Many cinema fans have wondered what happened to the David Gordon Green they knew and loved ever since the indie darling went Hollywood. It turns out he’s still around, that more sensitive soul buried under the purveyor of weed jokes and Danny McBride. Prince Avalanche is a return to the familiar for the writer/director, if not quite a return to form.
Paul Rudd and Emile Hirsch are on their own, a two-man show reminiscent of existential theater that I’d be able to name-drop if I knew more about theater. Rudd is Alvin, a mustachioed, self-serious man spending his summer repainting traffic lines on a remote Texas road that’s been devastated by a recent wildfire. Accompanying him is his girlfriend’s brother, Lance (Hirsch), whose layabout attitude grates against Alvin’s sedulousness. The duo bicker their way through the charred forest, slowly growing on each other in spite of themselves. Despite their polar personalities, they’re akin in their romantic frustrations, which are played out via offscreen events.
Prince Avalanche is less like the movies that made Green’s name like George Washington and All the Real Girls and more in line with the conventions of contemporary indie (or faux-indie, more accurately) cinema. There’s less of a focus on Malick-esque fetishization of the magic hour and contemplative soliloquies, and more aimless, seriocomic back-and-forths between the characters. Sometimes it manages to hit that sweet spot of inexplicable hilarity – the biggest laugh is the “there are birds in the car” moment from the trailer – but sometimes it just falls flat.
Rudd and Hirsch have an effective anti-chemistry that slowly transmutes into mutual understanding. Rudd, who generally plays your ideal boyfriend, is going against that grain here. Alvin is all masculine posturing that conceals a deep insecurity, a half-confident bicep flex in human form. He’s trying to edify himself on the road, learning German and composing purple prose love letters to his girlfriend. He wants to teach Lance how to be a man, but doesn’t really know much on that subject himself. Lance, in contrast, is Hirsch seemingly doing a Jack Black impersonation. Little fazes him out of his perpetual slack, and Hirsch balances his irritability and likability rather well.
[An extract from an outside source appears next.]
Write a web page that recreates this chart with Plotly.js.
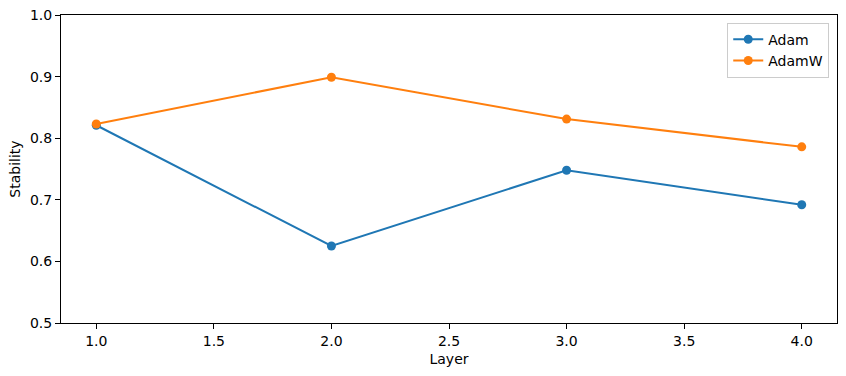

Occasionally, the film hits something great. The best sequence has Alvin, alone on the road during a weekend, indulging his more relaxed inclinations. The gorgeously barren treescape comes into full, loving detail here. Eventually, though, he stumbles across a woman rooting through the ashen remains of her house, and stops to talk to her. It’s a remarkably simple and effective moment, as he listens to her talk about what she’s lost, and he then goes through a pantomime of normal activities through what were once intact rooms and hallways. It really drives home the purgatorial nature of the film. Alvin and Lance are living in an in-between moment of their lives, just as the woods are just beginning to regrow.
The movie remains agreeable throughout, save a few points where Alvin and Lance’s talk about women gets a bit too bro-y and bitter for my taste. Prince Avalanche is an eminently amicable piece of work, a light but engaging look at, as Alvin puts it, the difference between loneliness and being alone.